Now, scientists continue to hone the high flow strategy and to verify that the project is working. Many sandbars have regained some size in the aftermath of every controlled high flow, and scientists working on the project have also noted specific recoveries to species in the ecosystem. While this might sound like a simple project, this is deceptive. There are actually many challenges inherent to the project, including: the need to track the influx of sand in the sections of the river; calculating sand storage in channels; modeling and predicting sand flux for high flows; scheduling controlled floods without disrupting hydroelectric power provision and water supply; and evaluating the results of every high flow before the next.
Vanderkooi describes part of the way the USGS team responds to these challenges: “We are monitoring sand in the Grand Canyon in real time using acoustic doppler current profilers. These instruments use sonar to measure the concentration of sand moving through the river, and to calculate sand mass balance. There are six segments of river parsed out, and we measure how much sand goes in and out of each 30-60 mile stretch.”
Both the scientific and management teams also use photographs and repeat topographic surveys to evaluate the results of the controlled floods and their effects on the sandbars. At 43 sites throughout the Grand Canyon, remote time-lapse cameras capture daily changes in sandbars so the teams can monitor the immediate changes from each controlled flood, and compile data to show longer term effects.

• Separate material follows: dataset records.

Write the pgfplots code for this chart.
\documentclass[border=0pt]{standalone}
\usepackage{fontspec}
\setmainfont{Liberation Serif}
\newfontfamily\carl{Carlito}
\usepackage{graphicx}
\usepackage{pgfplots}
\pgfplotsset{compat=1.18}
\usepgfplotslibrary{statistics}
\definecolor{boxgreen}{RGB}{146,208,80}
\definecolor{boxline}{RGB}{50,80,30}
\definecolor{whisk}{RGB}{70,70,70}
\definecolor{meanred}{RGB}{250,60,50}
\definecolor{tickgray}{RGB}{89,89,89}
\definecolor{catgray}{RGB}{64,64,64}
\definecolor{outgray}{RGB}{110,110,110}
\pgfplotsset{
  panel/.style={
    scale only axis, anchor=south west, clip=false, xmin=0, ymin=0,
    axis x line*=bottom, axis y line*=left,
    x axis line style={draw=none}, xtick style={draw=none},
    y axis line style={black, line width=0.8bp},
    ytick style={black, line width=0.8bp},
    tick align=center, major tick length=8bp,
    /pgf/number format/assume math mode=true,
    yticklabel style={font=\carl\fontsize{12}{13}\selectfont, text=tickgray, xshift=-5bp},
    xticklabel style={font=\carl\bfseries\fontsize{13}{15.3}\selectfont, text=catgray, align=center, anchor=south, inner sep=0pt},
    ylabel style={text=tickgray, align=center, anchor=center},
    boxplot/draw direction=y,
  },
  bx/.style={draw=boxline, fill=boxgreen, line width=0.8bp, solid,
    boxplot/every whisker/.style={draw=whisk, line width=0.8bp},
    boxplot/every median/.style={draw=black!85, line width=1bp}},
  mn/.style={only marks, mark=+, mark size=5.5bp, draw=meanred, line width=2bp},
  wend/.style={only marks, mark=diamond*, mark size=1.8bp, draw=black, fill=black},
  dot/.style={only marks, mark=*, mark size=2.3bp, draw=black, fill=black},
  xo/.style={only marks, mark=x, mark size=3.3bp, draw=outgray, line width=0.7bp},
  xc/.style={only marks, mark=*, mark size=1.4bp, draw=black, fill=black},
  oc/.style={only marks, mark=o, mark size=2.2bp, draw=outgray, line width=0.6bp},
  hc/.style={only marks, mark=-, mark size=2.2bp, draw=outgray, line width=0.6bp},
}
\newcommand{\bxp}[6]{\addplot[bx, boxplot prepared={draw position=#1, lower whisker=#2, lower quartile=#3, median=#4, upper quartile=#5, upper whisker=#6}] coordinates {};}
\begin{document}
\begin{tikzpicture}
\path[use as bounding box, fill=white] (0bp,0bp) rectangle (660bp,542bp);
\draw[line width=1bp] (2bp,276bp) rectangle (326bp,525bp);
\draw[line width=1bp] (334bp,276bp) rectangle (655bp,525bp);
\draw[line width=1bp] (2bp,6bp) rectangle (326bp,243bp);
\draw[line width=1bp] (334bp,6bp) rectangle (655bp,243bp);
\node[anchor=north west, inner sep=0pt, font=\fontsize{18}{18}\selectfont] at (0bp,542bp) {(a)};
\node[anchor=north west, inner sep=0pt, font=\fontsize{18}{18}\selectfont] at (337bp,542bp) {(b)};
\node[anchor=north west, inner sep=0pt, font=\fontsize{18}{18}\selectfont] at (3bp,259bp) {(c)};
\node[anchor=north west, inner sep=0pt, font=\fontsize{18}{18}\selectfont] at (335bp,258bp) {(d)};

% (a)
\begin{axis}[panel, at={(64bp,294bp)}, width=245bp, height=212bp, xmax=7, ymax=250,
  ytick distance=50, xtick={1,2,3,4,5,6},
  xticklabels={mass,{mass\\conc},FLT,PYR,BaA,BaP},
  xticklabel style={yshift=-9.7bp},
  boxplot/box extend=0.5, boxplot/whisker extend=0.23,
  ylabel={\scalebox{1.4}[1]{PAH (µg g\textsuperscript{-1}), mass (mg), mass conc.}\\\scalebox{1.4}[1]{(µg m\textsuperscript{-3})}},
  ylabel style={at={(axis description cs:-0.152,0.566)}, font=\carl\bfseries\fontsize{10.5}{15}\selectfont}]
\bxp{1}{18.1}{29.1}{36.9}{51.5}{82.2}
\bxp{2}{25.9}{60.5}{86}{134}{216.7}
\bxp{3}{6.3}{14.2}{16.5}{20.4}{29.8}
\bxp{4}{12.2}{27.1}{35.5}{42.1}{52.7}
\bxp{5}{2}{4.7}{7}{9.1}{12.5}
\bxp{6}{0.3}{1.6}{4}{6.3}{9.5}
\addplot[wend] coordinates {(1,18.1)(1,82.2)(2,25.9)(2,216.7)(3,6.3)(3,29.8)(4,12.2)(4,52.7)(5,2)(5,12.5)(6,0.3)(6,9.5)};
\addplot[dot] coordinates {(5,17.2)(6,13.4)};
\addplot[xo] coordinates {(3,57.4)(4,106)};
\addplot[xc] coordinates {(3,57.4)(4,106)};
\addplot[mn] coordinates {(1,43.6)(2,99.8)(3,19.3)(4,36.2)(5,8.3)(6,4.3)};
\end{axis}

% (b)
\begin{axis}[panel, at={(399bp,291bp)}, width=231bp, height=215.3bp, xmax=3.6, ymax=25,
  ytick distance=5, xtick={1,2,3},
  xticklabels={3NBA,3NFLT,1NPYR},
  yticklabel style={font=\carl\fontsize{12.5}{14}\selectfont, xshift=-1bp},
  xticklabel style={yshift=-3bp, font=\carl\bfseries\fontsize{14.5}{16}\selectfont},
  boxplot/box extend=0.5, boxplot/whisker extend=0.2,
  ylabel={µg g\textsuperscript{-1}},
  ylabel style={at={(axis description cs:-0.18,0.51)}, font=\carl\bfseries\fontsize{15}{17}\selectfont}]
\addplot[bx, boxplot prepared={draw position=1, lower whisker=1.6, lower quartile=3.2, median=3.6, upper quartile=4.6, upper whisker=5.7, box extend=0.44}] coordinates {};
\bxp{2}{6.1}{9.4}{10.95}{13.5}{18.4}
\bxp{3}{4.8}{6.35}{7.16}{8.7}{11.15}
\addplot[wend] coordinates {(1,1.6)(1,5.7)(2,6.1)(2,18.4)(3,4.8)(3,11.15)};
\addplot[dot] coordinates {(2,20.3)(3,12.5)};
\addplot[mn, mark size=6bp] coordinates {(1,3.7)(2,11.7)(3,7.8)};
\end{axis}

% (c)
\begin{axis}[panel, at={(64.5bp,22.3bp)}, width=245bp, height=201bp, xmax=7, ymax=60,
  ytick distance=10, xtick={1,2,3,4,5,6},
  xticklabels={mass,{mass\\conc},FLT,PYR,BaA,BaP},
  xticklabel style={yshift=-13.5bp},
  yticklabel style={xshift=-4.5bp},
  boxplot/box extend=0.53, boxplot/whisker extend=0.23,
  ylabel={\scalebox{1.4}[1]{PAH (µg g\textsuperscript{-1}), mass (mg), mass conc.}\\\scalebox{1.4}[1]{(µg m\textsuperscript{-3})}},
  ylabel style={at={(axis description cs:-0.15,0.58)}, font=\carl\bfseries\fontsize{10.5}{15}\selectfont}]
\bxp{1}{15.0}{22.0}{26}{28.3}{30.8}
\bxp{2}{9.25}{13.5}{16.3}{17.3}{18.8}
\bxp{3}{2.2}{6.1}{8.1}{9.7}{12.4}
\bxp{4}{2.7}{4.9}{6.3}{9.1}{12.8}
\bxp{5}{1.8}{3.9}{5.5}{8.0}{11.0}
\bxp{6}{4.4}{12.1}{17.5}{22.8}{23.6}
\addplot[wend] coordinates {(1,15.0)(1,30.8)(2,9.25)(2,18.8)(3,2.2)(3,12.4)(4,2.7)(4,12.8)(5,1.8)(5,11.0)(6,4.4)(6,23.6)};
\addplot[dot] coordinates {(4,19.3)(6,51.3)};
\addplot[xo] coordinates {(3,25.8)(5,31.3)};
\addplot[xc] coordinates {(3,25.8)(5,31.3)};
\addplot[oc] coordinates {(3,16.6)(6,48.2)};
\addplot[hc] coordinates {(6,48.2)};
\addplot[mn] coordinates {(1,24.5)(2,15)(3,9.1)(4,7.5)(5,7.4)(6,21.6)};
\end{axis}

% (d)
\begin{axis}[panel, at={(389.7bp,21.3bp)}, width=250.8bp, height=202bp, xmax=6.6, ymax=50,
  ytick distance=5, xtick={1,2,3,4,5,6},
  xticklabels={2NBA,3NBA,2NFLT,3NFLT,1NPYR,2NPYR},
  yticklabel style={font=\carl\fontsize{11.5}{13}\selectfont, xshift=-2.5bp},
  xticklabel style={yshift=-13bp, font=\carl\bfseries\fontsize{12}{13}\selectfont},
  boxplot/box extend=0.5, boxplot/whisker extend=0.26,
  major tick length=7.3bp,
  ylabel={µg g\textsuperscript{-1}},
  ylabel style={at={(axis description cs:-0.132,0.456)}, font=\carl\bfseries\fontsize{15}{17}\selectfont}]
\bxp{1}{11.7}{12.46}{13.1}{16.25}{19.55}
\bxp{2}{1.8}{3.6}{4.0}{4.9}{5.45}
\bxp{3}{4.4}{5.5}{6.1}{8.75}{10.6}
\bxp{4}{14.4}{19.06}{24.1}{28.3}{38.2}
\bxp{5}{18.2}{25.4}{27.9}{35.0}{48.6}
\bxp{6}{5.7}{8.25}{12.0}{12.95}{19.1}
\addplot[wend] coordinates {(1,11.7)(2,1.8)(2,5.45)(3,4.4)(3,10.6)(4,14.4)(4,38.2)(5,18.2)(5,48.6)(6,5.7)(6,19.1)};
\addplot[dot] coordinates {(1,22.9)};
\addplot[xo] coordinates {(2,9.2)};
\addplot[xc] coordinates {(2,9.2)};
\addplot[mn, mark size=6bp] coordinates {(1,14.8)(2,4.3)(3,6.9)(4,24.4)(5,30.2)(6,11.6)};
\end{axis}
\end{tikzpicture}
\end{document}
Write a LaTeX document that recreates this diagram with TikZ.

Vanderkooi elaborates, “We use multi-beam sonar systems to map the river channel in different reaches, and repeat it a couple of years later to determine where sand is accumulating and eroding.”
The sandbars are growing, and the ecosystems they support appear to be healing. One sign of this is the recovery of previously endangered species endemic to the area.
Vanderkooi describes the team’s work with the federally protected humpback chub fish: “The humpback chub is an endangered species in the area, one that is endemic to the Colorado River basin, and in fact is only found in the basin. There are six populations in the watershed, and the Grand Canyon population is the largest and healthiest. 10 to 15 years ago, populations were declining. Since then, we’ve seen population growth and apparent stability in recent years. We’ve also seen the range of humpback chub expanding inside the Grand Canyon. In the early 2000s, numbers were low, and the fish was hard to find. Currently, scientists are seeing a lot of young fish where they never used to find them. We’re seeing a lot of positive indications for this species.”
Monitoring and protecting this species has not been without its challenges, especially given the unique surroundings of the Grand Canyon and the competing demands of the project. Vanderkooi explains the process:
“We monitor fish populations by tagging, releasing and recapturing fish. Fish are marked with a type of tag called a passive integrated transponder that includes a microchip, each with a unique code. These are the same type of tag used by your vet when your pet gets microchipped. Each tag is the size of a long grain of rice and are inserted with a needle into fish so we can track them over time. We use the information collected by repeatedly capturing and recapturing humpback chub and other species to monitor movement and growth of individuals and determine overall survival rates, population trends and estimate abundance. These fish have a 40 year-old lifespan, potentially, and some tagged individuals have been at large for 20+ years. It’s hard to get your hands on fish in remote locations like the Colorado River in Grand Canyon, but we have employed remote antenna arrays and portable antennas, which make it easier to detect tagged fish.”
While this has certainly been a success to date, there is no guarantee that the sandbars will continue to rebuild. They erode between each high flow, making the long-term results of the entire protocol dependent upon seasonal precipitation, operational decisions about flooding releases from Lake Powell and other issues. Current climate change models cannot predict with any certainty how seasonal thunderstorm activity will transform sand accumulation in the river and its tributaries in the future. However, both years with high-snowpack and the need to transfer water storage to Lake Mead from Lake Powell could result in large clear water releases that cause even more sandbar erosion — just as they did between 1996 and 2000, and in 2011. Controlled floods are not likely to be enough to cope with the erosion under these conditions.
Meanwhile, nearly all climate change projections include increases in temperature and decreases in runoff from the Colorado River. This is likely to increase sandbar size, but will also bring other changes to the ecosystem that the USGS team will need to cope with. The give and take between the scientific team and the management agencies is a productive system that can continue to serve the area, as Vanderkooi explains:
“Adaptive management uses scientific information and tests policies to manage limited resources to achieve many goals, and manage a complex ecosystem. There are a huge number of demands on this river, and resource managers try to balance them all. They use the best available science provided by USGS and other scientists to inform management and decision-making. I don’t know how else you would do it with the number of demands placed on this river.”
With so many competing demands, can scientists protect the area, even with the looming threat of climate change on the horizon? Vanderkooi is cautious, but ready for the challenges:
“Management is open to our input, and scientists interact with them and other stakeholders regularly. Management asks us for information on key resources and wants to know what are the status and trends we’re observing and look to the scientists to help reduce uncertainties. I’ve worked on many rivers and in systems without formal adaptive management programs. I believe this program has been a success so far, but it is a work in progress and is something that needs constant attention. It’s a dynamic system and a complex ecosystem in a changing climate. That’s going to need constant attention.”